Vado-Udinese, cento anni dopo: l'8 dicembre 2022 la squadra ligure oggi militante in Serie D affronterà le zebrette friulane in quella che apparentemente sembrerebbe solo una delle tante amichevoli per tenere in forma i giocatori di Serie A impegnati nella lunga pausa dei Mondiali d'inverno. Ma non è così: la sfida cadrà nel centenario della prima finale di Coppa Italia che nel 1922, il 16 luglio per l'esattezza, oppose proprio i rossoblu del piccolo comune in provincia di Savona e i bianconeri di Udine. Finì 1 a 0 per il Vado, che alzò così l'unico trofeo della sua storia.
A decidere la sfida, dopo due tempi supplementari, al minuto 118 fu Virgilio Levratto, 18enne enfant du pays che da Vado iniziò una lunga carriera che lo avrebbe portato a giocare per il Genoa, l'Inter e la Lazio e a vincere il bronzo olimpico con l'Italia a Amsterdam nel 1928. Allo stadio Campo di Leo di Vado Ligure i padroni di casa si imposero a sorpresa con i favoriti bianconeri. Storie di Calcio racconta di una squadra figlia del territorio, giovane e in larga parte simbolo delle battaglie che nei due anni precedenti a Vado, porto di mare tornato di recente all'onore delle cronache per i grandi interessi cinesi sui suoi terminal, gli scioperanti avevano combattuto reclamando salari più alti e garanzie sociali
"Una squadra operaia", dunque, che "nell’anno di Mussolini, sembra emblematicamente chiudere un’epoca di conflitti e di speranze controverse infrante nel grande buio del fascismo" prossimo a salire al potere. Oggi, ricorda Storie di Calcio, "non ci sono più in vita i protagonisti di quella finale, non c’è più lo stadio del trionfo, come non c’è più la vera Coppa Italia in argento del peso di 8,250 grammi, immolata alla patria nel 1935, cioè donata alla segreteria federale del partito fascista dopo le sanzioni della Società delle Nazioni per l’aggressione all’Etiopia", e sostituita solo nel 1992 da un trofeo donato dalla Figc e esposto nella vetrina della banca Cassa di Risparmio di Savona.
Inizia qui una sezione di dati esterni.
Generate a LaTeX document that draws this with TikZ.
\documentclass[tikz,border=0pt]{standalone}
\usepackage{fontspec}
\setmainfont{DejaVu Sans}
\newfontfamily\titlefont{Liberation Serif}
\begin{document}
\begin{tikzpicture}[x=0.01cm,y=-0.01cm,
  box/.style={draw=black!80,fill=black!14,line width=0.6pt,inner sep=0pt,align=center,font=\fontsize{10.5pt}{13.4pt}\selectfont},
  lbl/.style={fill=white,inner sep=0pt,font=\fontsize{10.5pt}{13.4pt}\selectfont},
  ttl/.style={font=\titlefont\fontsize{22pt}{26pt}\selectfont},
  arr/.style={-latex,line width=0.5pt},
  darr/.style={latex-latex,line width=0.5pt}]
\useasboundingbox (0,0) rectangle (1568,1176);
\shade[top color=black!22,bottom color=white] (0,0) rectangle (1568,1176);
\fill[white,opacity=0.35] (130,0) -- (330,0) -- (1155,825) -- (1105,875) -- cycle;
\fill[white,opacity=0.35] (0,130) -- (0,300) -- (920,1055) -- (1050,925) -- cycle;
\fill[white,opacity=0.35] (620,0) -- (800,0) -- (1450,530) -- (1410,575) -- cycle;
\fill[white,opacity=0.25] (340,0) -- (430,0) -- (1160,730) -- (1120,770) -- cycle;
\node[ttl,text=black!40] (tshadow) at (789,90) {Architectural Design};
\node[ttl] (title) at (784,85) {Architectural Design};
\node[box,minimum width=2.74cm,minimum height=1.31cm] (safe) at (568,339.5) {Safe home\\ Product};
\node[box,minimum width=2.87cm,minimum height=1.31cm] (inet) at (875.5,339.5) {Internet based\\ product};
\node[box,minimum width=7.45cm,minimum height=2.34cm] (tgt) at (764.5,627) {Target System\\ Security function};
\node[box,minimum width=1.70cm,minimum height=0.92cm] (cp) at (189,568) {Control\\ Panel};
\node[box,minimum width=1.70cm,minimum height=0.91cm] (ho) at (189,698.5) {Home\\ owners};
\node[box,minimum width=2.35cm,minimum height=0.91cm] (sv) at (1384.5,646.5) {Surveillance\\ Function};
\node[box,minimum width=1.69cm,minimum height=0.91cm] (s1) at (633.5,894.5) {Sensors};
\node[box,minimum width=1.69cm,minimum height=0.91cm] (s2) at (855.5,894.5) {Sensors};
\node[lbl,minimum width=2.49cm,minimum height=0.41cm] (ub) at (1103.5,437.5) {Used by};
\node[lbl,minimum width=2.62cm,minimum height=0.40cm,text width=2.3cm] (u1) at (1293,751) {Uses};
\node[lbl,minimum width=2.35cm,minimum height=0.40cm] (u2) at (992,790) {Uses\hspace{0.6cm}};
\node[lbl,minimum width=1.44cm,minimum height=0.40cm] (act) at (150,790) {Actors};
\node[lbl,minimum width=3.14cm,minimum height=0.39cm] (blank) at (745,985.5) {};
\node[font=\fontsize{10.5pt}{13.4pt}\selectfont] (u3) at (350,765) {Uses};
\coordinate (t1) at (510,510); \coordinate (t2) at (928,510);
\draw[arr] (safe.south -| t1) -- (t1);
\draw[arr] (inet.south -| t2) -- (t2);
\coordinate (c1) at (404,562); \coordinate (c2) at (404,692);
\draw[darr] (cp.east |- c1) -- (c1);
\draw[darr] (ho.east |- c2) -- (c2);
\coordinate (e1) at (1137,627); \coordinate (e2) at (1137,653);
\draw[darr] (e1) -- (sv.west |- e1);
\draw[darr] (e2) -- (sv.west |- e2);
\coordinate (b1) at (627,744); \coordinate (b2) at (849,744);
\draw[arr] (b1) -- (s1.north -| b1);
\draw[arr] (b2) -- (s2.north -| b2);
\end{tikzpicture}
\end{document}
Resta però il ricordo di una squadra che seppe far sua l'edizione sperimentale della Coppa Italia che permette allo spesso snobbato torneo di poter celebrare il suo centenario quest'anno, nonostante un'anomala pausa di sedici anni che avrebbe portato la successiva edizione regolarmente terminata a svolgersi solo nel 1936. Anche allora, nonostante lo snobismo di molte grandi (dalla Pro Vercelli alla Juventus) l'impresa del Vado fu notevole, militando i rossoblu in Promozione, la seconda categoria nazionale.
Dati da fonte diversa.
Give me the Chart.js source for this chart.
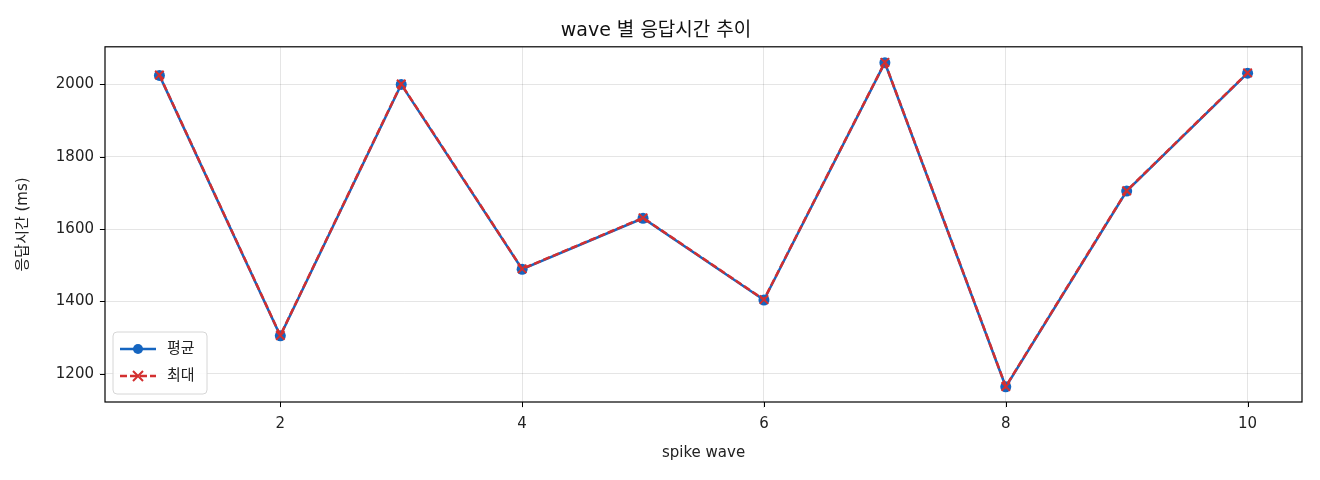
<!DOCTYPE html>
<html>
<head>
<meta charset="utf-8">
<script src="https://cdn.jsdelivr.net/npm/chart.js@4.4.1/dist/chart.umd.min.js"></script>
<style>
  html, body { margin: 0; padding: 0; background: #fff; }
  #wrap { width: 1320px; height: 480px; position: relative; }
</style>
</head>
<body>
<div id="wrap"><canvas id="chart" width="1320" height="480"></canvas></div>
<script>
  // wave 별 응답시간 (ms)
  const waves = [1, 2, 3, 4, 5, 6, 7, 8, 9, 10];
  const avgMs = [2025, 1305, 2000, 1489, 1630, 1404, 2060, 1164, 1705, 2031];
  const maxMs = [2026, 1306, 2001, 1490, 1631, 1405, 2061, 1165, 1706, 2032];
  const xTicks = [2, 4, 6, 8, 10];
  const yTicks = [1200, 1400, 1600, 1800, 2000];

  const BLUE = '#1565c0';
  const RED = '#d32f2f';
  const FONT = "'DejaVu Sans', 'Noto Sans CJK KR', sans-serif";

  // 범례: 플롯 안 왼쪽 아래 (matplotlib 스타일)
  const legendBox = {
    id: 'legendBox',
    afterDraw(chart) {
      const { ctx, chartArea: a } = chart;
      const x = a.left + 8, y = a.bottom - 70, w = 94, h = 62;
      ctx.save();
      ctx.fillStyle = 'rgba(255,255,255,0.85)';
      ctx.strokeStyle = '#d6d6d6';
      ctx.lineWidth = 1;
      ctx.beginPath();
      ctx.roundRect(x, y, w, h, 4);
      ctx.fill();
      ctx.stroke();

      chart.data.datasets.forEach((ds, i) => {
        const cy = y + 17 + i * 27;
        ctx.strokeStyle = ds.borderColor;
        ctx.lineWidth = 2.5;
        ctx.setLineDash(ds.borderDash || []);
        ctx.beginPath();
        ctx.moveTo(x + 7, cy);
        ctx.lineTo(x + 43, cy);
        ctx.stroke();
        ctx.setLineDash([]);
        const mx = x + 25;
        if (ds.pointStyle === 'circle') {
          ctx.fillStyle = ds.borderColor;
          ctx.beginPath();
          ctx.arc(mx, cy, 5, 0, Math.PI * 2);
          ctx.fill();
        } else {
          ctx.lineWidth = 2;
          ctx.beginPath();
          ctx.moveTo(mx - 5, cy - 5); ctx.lineTo(mx + 5, cy + 5);
          ctx.moveTo(mx - 5, cy + 5); ctx.lineTo(mx + 5, cy - 5);
          ctx.stroke();
        }
        ctx.fillStyle = '#222';
        ctx.font = '15px ' + FONT;
        ctx.textBaseline = 'middle';
        ctx.fillText(ds.label, x + 54, cy);
      });
      ctx.restore();
    }
  };

  // 플롯 테두리 + 바깥쪽 눈금
  const frame = {
    id: 'frame',
    afterDatasetsDraw(chart) {
      const { ctx, chartArea: a, scales } = chart;
      ctx.save();
      ctx.strokeStyle = '#000';
      ctx.lineWidth = 1.2;
      ctx.strokeRect(a.left, a.top, a.right - a.left, a.bottom - a.top);
      ctx.lineWidth = 1;
      ctx.beginPath();
      xTicks.forEach((v) => {
        const px = Math.round(scales.x.getPixelForValue(v)) + 0.5;
        ctx.moveTo(px, a.bottom); ctx.lineTo(px, a.bottom + 5);
      });
      yTicks.forEach((v) => {
        const py = Math.round(scales.y.getPixelForValue(v)) + 0.5;
        ctx.moveTo(a.left, py); ctx.lineTo(a.left - 5, py);
      });
      ctx.stroke();
      ctx.restore();
    }
  };

  new Chart(document.getElementById('chart'), {
    type: 'line',
    data: {
      datasets: [
        {
          label: '평균',
          data: waves.map((w, i) => ({ x: w, y: avgMs[i] })),
          borderColor: BLUE,
          backgroundColor: BLUE,
          borderWidth: 2.5,
          pointStyle: 'circle',
          pointRadius: 5.5,
          pointBorderWidth: 0,
          tension: 0,
          order: 2
        },
        {
          label: '최대',
          data: waves.map((w, i) => ({ x: w, y: maxMs[i] })),
          borderColor: RED,
          backgroundColor: RED,
          borderWidth: 2.5,
          borderDash: [7, 3],
          pointStyle: 'crossRot',
          pointRadius: 6,
          pointBorderWidth: 2,
          tension: 0,
          order: 1
        }
      ]
    },
    options: {
      responsive: false,
      animation: false,
      layout: { padding: { left: 10, right: 18, top: 4, bottom: 14 } },
      plugins: {
        legend: { display: false },
        tooltip: { enabled: false },
        title: {
          display: true,
          text: 'wave 별 응답시간 추이',
          color: '#111',
          font: { family: FONT, size: 19, weight: 'normal' },
          padding: { top: 16, bottom: 4 }
        }
      },
      scales: {
        x: {
          type: 'linear',
          min: 0.55,
          max: 10.45,
          afterBuildTicks: (s) => { s.ticks = xTicks.map(v => ({ value: v })); },
          ticks: { color: '#222', font: { family: FONT, size: 15 }, padding: 7, callback: (v) => String(v) },
          grid: { color: 'rgba(0,0,0,0.1)', tickLength: 6, drawTicks: true },
          border: { display: false },
          title: { display: true, text: 'spike wave', color: '#222', font: { family: FONT, size: 15 }, padding: { top: 4 } }
        },
        y: {
          min: 1122,
          max: 2104,
          afterBuildTicks: (s) => { s.ticks = yTicks.map(v => ({ value: v })); },
          afterFit: (s) => { s.width = 95; },
          ticks: { color: '#222', font: { family: FONT, size: 15 }, padding: 5, callback: (v) => String(v) },
          grid: { color: 'rgba(0,0,0,0.1)', tickLength: 6 },
          border: { display: false },
          title: { display: true, text: '응답시간 (ms)', color: '#222', font: { family: FONT, size: 15 }, padding: { bottom: 6 } }
        }
      }
    },
    plugins: [frame, legendBox]
  });
</script>
</body>
</html>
In un torneo in cui figuravano ai nastri di partenza squadre dai nomi dal sapore antico come il Fanfulla Lodi, l'Enotria Gollardo con sede a Crescenzago e i Forti e Liberi di Forlì, oltre a nobili della provincia come Lucchese e Triestina, il Vado fece percorso netto. Battè 4-3 al primo turno i genovesi della Fiorente; battè poi 5-1 un'altra compagine genovese, la Molassana, che esiste ancora e gioca in Eccellenza. Al terzo turno regolò una delle favorite del torneo, la Juventus Italia di Milano, per 2 a 0. Battè 1-0 la Pro Livorno, ancora oggi nei campionati regionali toscani, ai quarti, e vinse ancora 1-0 ai supplementari in semifinale la Libertas Firenze, sezione calcistica di un'antica società ginnica del capoluogo toscano.
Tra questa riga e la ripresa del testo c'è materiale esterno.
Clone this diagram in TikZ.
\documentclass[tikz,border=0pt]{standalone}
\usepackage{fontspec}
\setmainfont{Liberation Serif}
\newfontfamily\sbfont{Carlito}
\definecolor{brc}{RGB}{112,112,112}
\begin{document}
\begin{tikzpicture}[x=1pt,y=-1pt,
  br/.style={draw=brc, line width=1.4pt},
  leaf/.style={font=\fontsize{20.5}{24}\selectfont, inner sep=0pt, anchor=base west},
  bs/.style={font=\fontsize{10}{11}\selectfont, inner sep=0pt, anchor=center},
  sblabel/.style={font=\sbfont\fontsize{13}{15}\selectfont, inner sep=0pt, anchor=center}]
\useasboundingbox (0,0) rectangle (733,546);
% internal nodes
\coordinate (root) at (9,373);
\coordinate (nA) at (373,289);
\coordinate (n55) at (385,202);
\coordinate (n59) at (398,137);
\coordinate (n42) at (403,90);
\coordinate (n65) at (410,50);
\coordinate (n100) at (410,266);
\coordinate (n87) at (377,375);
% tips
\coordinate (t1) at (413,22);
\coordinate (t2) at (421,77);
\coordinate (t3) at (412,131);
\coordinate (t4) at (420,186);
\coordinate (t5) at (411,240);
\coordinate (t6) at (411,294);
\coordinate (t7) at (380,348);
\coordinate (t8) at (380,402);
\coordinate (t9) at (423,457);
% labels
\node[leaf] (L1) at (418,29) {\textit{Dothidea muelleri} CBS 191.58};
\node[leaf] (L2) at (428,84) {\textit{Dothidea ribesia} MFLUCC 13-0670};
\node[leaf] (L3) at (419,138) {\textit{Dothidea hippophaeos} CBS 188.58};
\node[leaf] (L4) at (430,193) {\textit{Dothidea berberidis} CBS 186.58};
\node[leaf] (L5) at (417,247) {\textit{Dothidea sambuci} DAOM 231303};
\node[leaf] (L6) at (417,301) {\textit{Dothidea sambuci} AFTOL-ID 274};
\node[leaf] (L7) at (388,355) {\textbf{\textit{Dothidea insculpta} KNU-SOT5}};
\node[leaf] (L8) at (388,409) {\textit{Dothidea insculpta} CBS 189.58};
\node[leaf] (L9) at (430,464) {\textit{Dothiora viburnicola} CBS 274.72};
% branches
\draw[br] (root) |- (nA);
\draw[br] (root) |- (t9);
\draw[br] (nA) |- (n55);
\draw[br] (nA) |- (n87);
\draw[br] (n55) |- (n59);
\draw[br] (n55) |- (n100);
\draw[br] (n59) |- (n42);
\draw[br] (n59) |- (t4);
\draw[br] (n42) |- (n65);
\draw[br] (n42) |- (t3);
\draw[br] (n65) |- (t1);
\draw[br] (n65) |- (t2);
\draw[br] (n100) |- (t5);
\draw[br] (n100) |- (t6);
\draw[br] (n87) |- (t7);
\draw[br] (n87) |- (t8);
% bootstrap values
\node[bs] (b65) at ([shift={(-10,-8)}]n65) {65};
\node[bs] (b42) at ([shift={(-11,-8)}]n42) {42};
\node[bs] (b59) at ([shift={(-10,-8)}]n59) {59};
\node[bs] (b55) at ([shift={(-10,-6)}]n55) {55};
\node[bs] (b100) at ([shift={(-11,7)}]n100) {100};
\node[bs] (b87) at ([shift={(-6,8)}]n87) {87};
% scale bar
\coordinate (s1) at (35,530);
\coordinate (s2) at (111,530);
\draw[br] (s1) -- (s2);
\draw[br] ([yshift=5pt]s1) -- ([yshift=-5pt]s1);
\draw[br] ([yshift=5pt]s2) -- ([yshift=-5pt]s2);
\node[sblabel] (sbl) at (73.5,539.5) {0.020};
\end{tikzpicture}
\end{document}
Sempre 1-0 il risultato in finale: decisive dai quarti in avanti le parate di Achille Babboni, assieme ai fratelli Lino e Giovanni Battista co-fondatore del club nel 1913. Babboni, uno dei primi portieri a sdoganare la parata col pugno, rimase dilettante; Levratto fu innalzato dalla vittoria verso gli allori del professionismo. Il lampo del Vado condensato in questo chiasmo sportivo che un secolo dopo fa provare nostalgia per un calcio pionieristico e romantico, meno tattico ma sincero nella passione. Capace di eternare negli appassionati il ricordo di intere città.
Che l'8 dicembre rivivrà rendendo, per un giorno, Vado nuovamente capitale del calcio italiano. Chiudendo un secolo in cui pochi eventi, oltre a quelli sportivi, hanno portato la quieta borgata ligure alla ribalta.